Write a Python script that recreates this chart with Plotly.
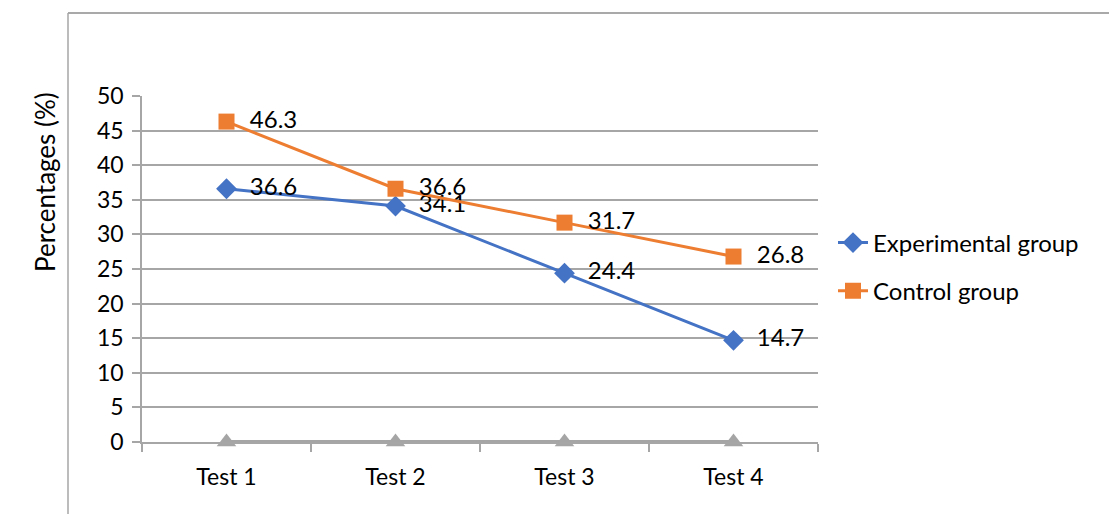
import plotly.graph_objects as go

categories = ["Test 1", "Test 2", "Test 3", "Test 4"]
experimental = [36.6, 34.1, 24.4, 14.7]
control = [46.3, 36.6, 31.7, 26.8]
baseline = [0, 0, 0, 0]
y_ticks = [0, 5, 10, 15, 20, 25, 30, 35, 40, 45, 50]

FONT = "Lato"
W, H = 1109, 514
L, R, T, B = 142, 291, 96, 72
pw, ph = W - L - R, H - T - B

def px(x):
    return (x - L) / pw

def py(y):
    return (H - B - y) / ph

fig = go.Figure()
fig.add_trace(go.Scatter(
    x=categories, y=baseline, mode="lines+markers", showlegend=False,
    line=dict(color="#A5A5A5", width=4),
    marker=dict(symbol="triangle-up", size=17, color="#A5A5A5"),
    cliponaxis=False, hoverinfo="skip"))
fig.add_trace(go.Scatter(
    x=categories, y=experimental, mode="lines+markers+text", name="Experimental group",
    text=["  " + f"{v:.1f}" for v in experimental], textposition="middle right",
    textfont=dict(family=FONT, size=24, color="#000000"),
    line=dict(color="#4472C4", width=3),
    marker=dict(symbol="diamond", size=16, color="#4472C4"),
    cliponaxis=False, legendgroup="a"))
fig.add_trace(go.Scatter(
    x=categories, y=control, mode="lines+markers+text", name="Control group",
    text=["  " + f"{v:.1f}" for v in control], textposition="middle right",
    textfont=dict(family=FONT, size=24, color="#000000"),
    line=dict(color="#ED7D31", width=3),
    marker=dict(symbol="square", size=16, color="#ED7D31"),
    cliponaxis=False, legendgroup="b"))

fig.update_layout(
    width=W, height=H,
    margin=dict(l=L, r=R, t=T, b=B, pad=0),
    paper_bgcolor="white", plot_bgcolor="white",
    font=dict(family=FONT, size=23, color="#000000"),
    showlegend=True,
    legend=dict(x=px(833), y=py(267), xanchor="left", yanchor="middle",
                font=dict(family=FONT, size=24, color="#000000"),
                tracegroupgap=14, bgcolor="rgba(0,0,0,0)"),
    xaxis=dict(range=[-0.5, 3.5], showgrid=False, showline=True,
               linecolor="#A6A6A6", linewidth=1.5,
               ticks="outside", tickson="boundaries", ticklen=8,
               tickcolor="#A6A6A6", tickwidth=1.5, zeroline=False,
               ticklabelstandoff=14,
               tickfont=dict(family=FONT, size=23)),
    yaxis=dict(range=[0, 50], tickvals=y_ticks, showgrid=True,
               gridcolor="#A6A6A6", gridwidth=1.5, showline=True,
               linecolor="#A6A6A6", linewidth=1.5, ticks="outside",
               ticklen=8, tickcolor="#A6A6A6", tickwidth=1.5,
               zeroline=False, ticklabelstandoff=4,
               tickfont=dict(family=FONT, size=23)),
    shapes=[
        dict(type="line", xref="paper", yref="paper", x0=px(68), x1=px(1115),
             y0=py(13), y1=py(13), line=dict(color="#8C8C8C", width=1.5)),
        dict(type="line", xref="paper", yref="paper", x0=px(68), x1=px(68),
             y0=py(13), y1=py(520), line=dict(color="#A6A6A6", width=1.5)),
    ],
    annotations=[dict(text="Percentages (%)", xref="paper", yref="paper",
                      x=px(45), y=py(182), textangle=-90, showarrow=False,
                      xanchor="center", yanchor="middle",
                      font=dict(family=FONT, size=26, color="#000000"))],
)

fig.write_html("out.html", config={"displayModeBar": False},
               post_script="document.body.style.margin='0';")
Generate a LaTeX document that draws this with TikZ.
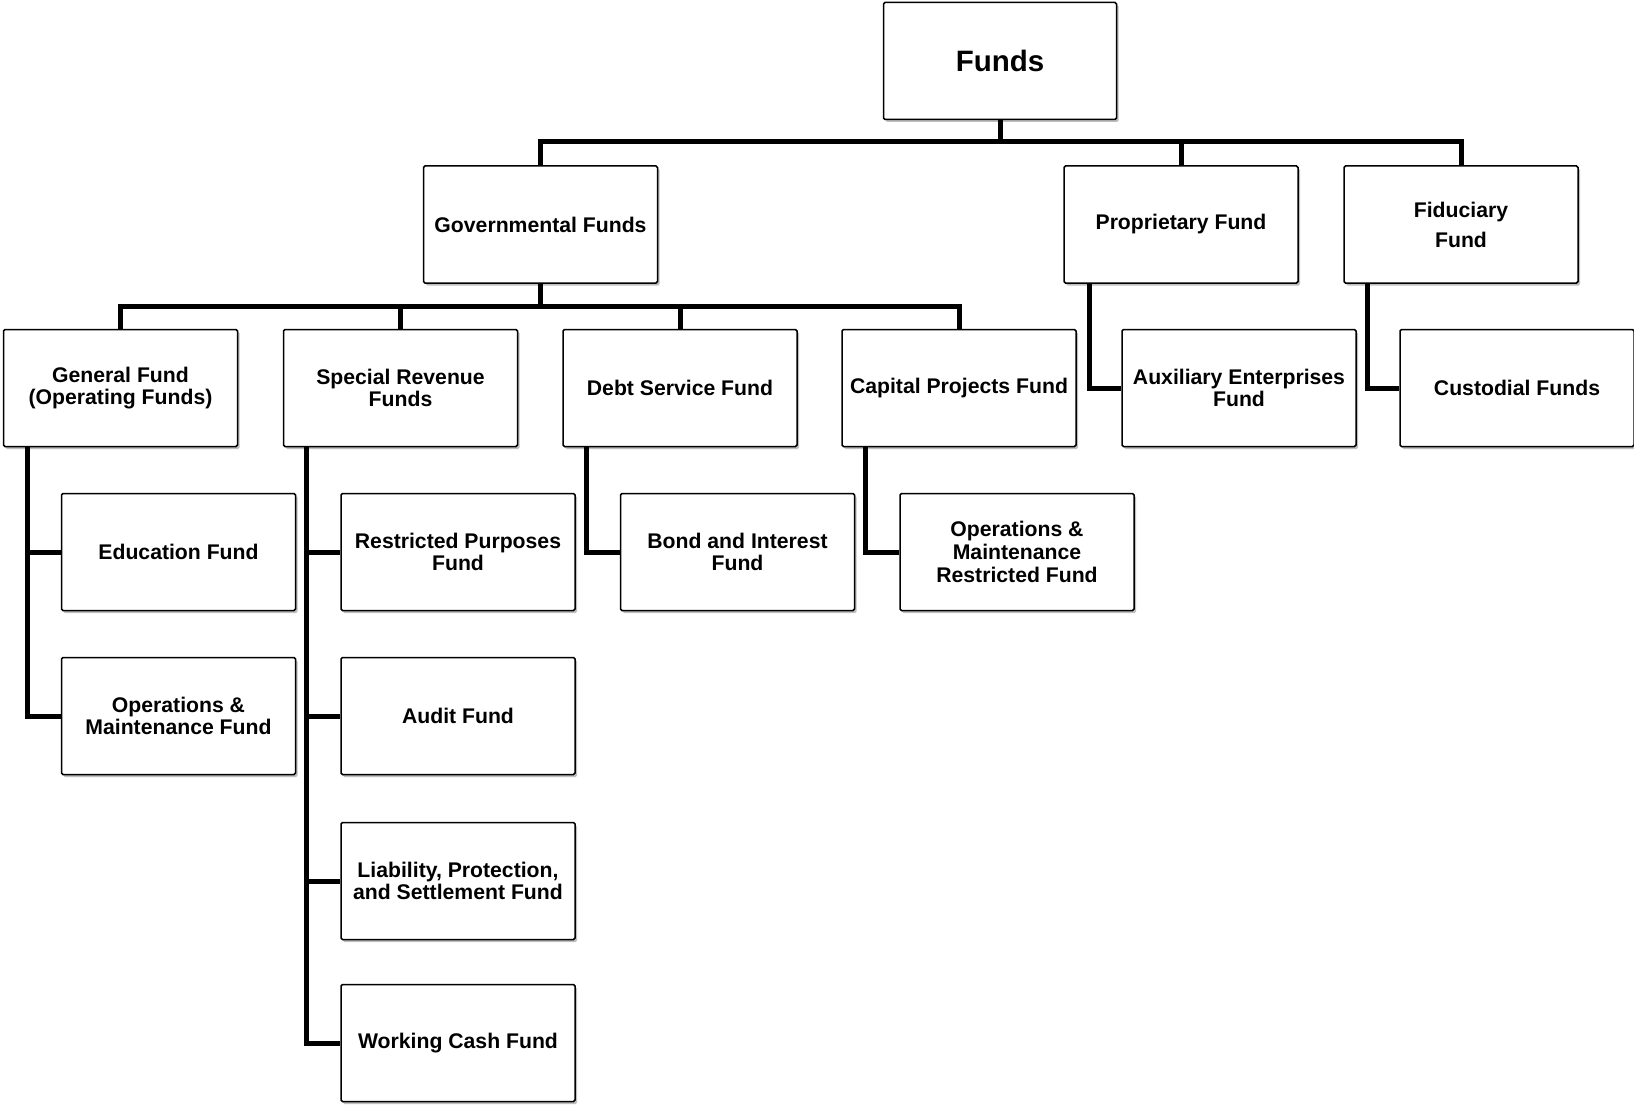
\documentclass[tikz,border=0pt]{standalone}
\usepackage{fontspec}
\setmainfont{Liberation Sans}
\usetikzlibrary{shadows}
\begin{document}
\begin{tikzpicture}[x=1pt,y=-1pt,
  box/.style={draw, line width=1.5pt, fill=white, rounded corners=1.5pt,
    minimum width=234pt, minimum height=117pt, inner sep=0pt, align=center,
    font=\bfseries\fontsize{21.2}{22.6}\selectfont,
    drop shadow={shadow xshift=2pt, shadow yshift=-2.5pt, fill=black, opacity=0.25}},
  conn/.style={line width=5pt, line join=miter}]
\useasboundingbox (0,0) rectangle (1634,1105);

% level 0
\node[box, minimum width=233pt, minimum height=117pt, font=\bfseries\fontsize{29.5}{34}\selectfont] (funds) at (1000,61) {Funds};
% level 1
\node[box] (gov) at (540.5,224.5) {Governmental Funds};
\node[box] (prop) at (1181,224.5) {Proprietary Fund};
\node[box, font=\bfseries\fontsize{21.2}{30}\selectfont] (fid) at (1461,224.5) {Fiduciary\\Fund};
% level 2
\node[box] (gen) at (120.5,388) {General Fund\\(Operating Funds)};
\node[box] (spec) at (400.5,388) {Special Revenue\\Funds};
\node[box] (debt) at (680,388) {Debt Service Fund};
\node[box] (cap) at (959,388) {Capital Projects Fund};
\node[box] (aux) at (1239,388) {Auxiliary Enterprises\\Fund};
\node[box] (cust) at (1517,388) {Custodial Funds};
% level 3
\node[box] (edu) at (178.5,552) {Education Fund};
\node[box] (restr) at (458,552) {Restricted Purposes\\Fund};
\node[box] (bond) at (737.5,552) {Bond and Interest\\Fund};
\node[box] (omr) at (1017,552) {Operations \&\\Maintenance\\Restricted Fund};
% level 4
\node[box] (om) at (178.5,716) {Operations \&\\Maintenance Fund};
\node[box] (audit) at (458,716) {Audit Fund};
% level 5
\node[box] (liab) at (458,881) {Liability, Protection,\\and Settlement Fund};
% level 6
\node[box] (work) at (458,1043) {Working Cash Fund};

% top bus
\coordinate (bus1) at (0,142);
\coordinate (bus2) at (0,306);
\draw[conn] (funds.south) -- (funds.south |- bus1);
\draw[conn] (gov.north) -- (gov.north |- bus1) -| (fid.north);
\draw[conn] (prop.north) -- (prop.north |- bus1);
% level 2 bus
\draw[conn] (gov.south) -- (gov.south |- bus2);
\draw[conn] (gen.north) -- (gen.north |- bus2) -| (cap.north);
\draw[conn] (spec.north) -- (spec.north |- bus2);
\draw[conn] (debt.north) -- (debt.north |- bus2);
% trunks
\coordinate (gT) at ([xshift=25pt]gen.south west);
\draw[conn] (gT) |- (om.west);
\draw[conn] (gT |- edu.west) -- (edu.west);
\coordinate (sT) at ([xshift=24pt]spec.south west);
\draw[conn] (sT) |- (work.west);
\draw[conn] (sT |- restr.west) -- (restr.west);
\draw[conn] (sT |- audit.west) -- (audit.west);
\draw[conn] (sT |- liab.west) -- (liab.west);
\coordinate (dT) at ([xshift=24pt]debt.south west);
\draw[conn] (dT) |- (bond.west);
\coordinate (cT) at ([xshift=24pt]cap.south west);
\draw[conn] (cT) |- (omr.west);
\coordinate (pT) at ([xshift=26pt]prop.south west);
\draw[conn] (pT) |- (aux.west);
\coordinate (fT) at ([xshift=24pt]fid.south west);
\draw[conn] (fT) |- (cust.west);
\end{tikzpicture}
\end{document}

**Work required:**
Make an exact copy of the lines from the top of the material through the line with "40, 45, 50]", pictures excluded.

**Written reply:**
Write a Python script that recreates this chart with Plotly.
import plotly.graph_objects as go

categories = ["Test 1", "Test 2", "Test 3", "Test 4"]
experimental = [36.6, 34.1, 24.4, 14.7]
control = [46.3, 36.6, 31.7, 26.8]
baseline = [0, 0, 0, 0]
y_ticks = [0, 5, 10, 15, 20, 25, 30, 35, 40, 45, 50]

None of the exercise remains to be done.